In our research, we introduce the MCF-CBAM network to address these challenges. First and foremost, we acknowledge the constraints posed by IoT device resources. Consequently, we use 1 × 1 convolution operation to significantly reduce the number of training parameters, thereby reducing resource consumption and network running time, which is beneficial to improving project productivity. Furthermore, our adoption of a multi-scale parallel convolution structure and feature skip connections empowers the network to extract spatial information across varying scales effectively. Additionally, the incorporation of the attention mechanism serves to magnify the significance of critical features, further enhancing the network's ability to differentiate and prioritize vital information. The inclusion of feature reuse within the side classifier unites low-level and high-level features, bolstering the network's overall generalization capacity.

We have substantiated the effectiveness of our approach through comprehensive experiments conducted across datasets representing diverse network environments.

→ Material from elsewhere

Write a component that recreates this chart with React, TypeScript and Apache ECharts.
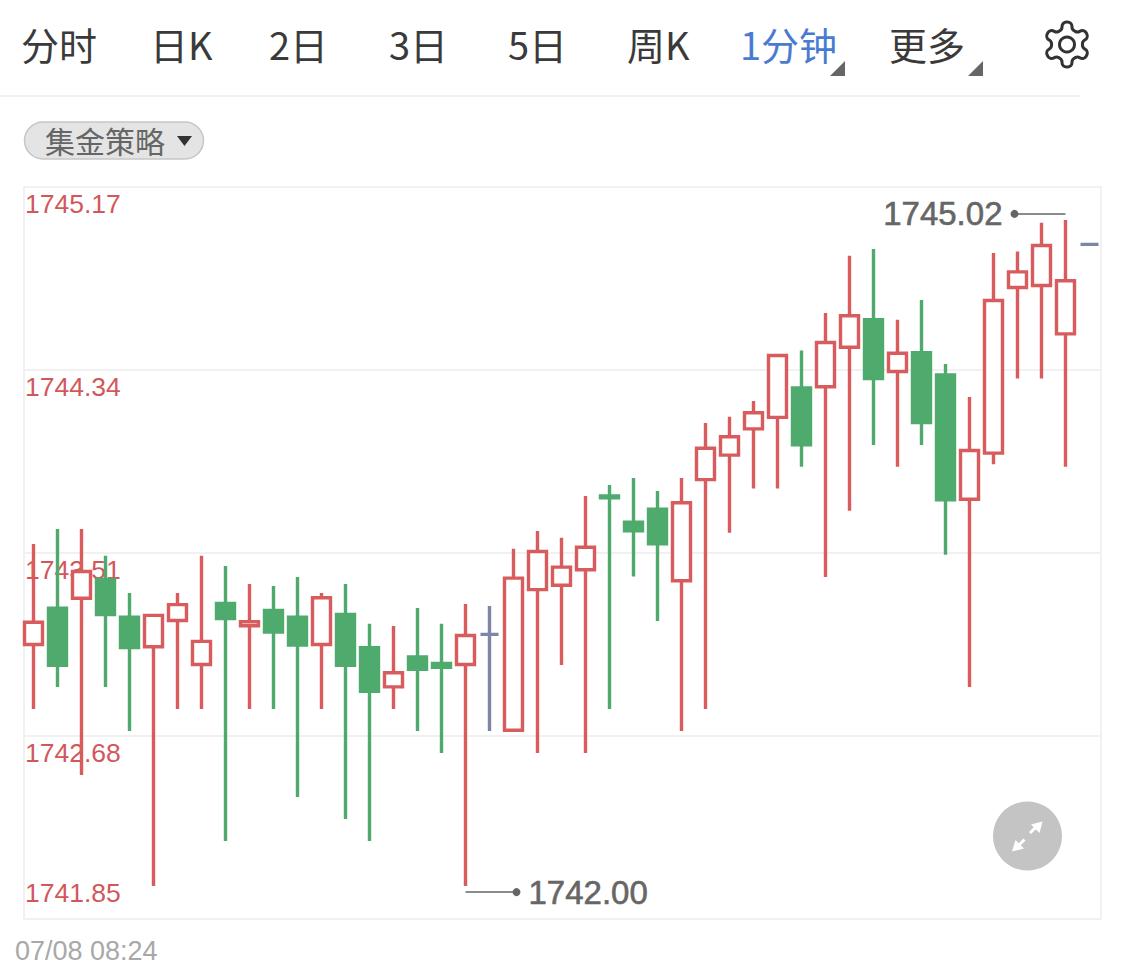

Comparative evaluations with other network models consistently demonstrate the superior performance and robustness of our MCF-CBAM network in traffic classification tasks.

Moreover, we employ the standard deviation as a tool to establish the relationship between network accuracy and attention weight. By generating attention feature maps, we offer a visual perspective on the pivotal role of the attention mechanism in our network architecture.

In conclusion, our MCF-CBAM network represents a noteworthy advancement in IoT traffic classification. Its resource-efficient design, multi-scale feature extraction capabilities, and attention-driven focus on crucial features collectively contribute to its effectiveness and robustness. As IoT technology continues to evolve, our work serves as a foundation for further research in enhancing network security and traffic classification in this dynamic and complex landscape.

7 Future Work

With the rapid development of the Internet of Things, fog computing and edge computing are gradually emerging. In future work, we will consider applying both to traffic identification tasks in order to achieve resource-constrained IoT intrusion detection with reduced resource consumption. Additionally, feature reduction and reconfiguration will be thoroughly studied to overcome the problem of limited resources on IoT devices, thereby improving work efficiency. Finally, more effort will be devoted to studying unknown traffic detection by developing a real-time updatable traffic detection model that makes the traffic analysis process more intelligent.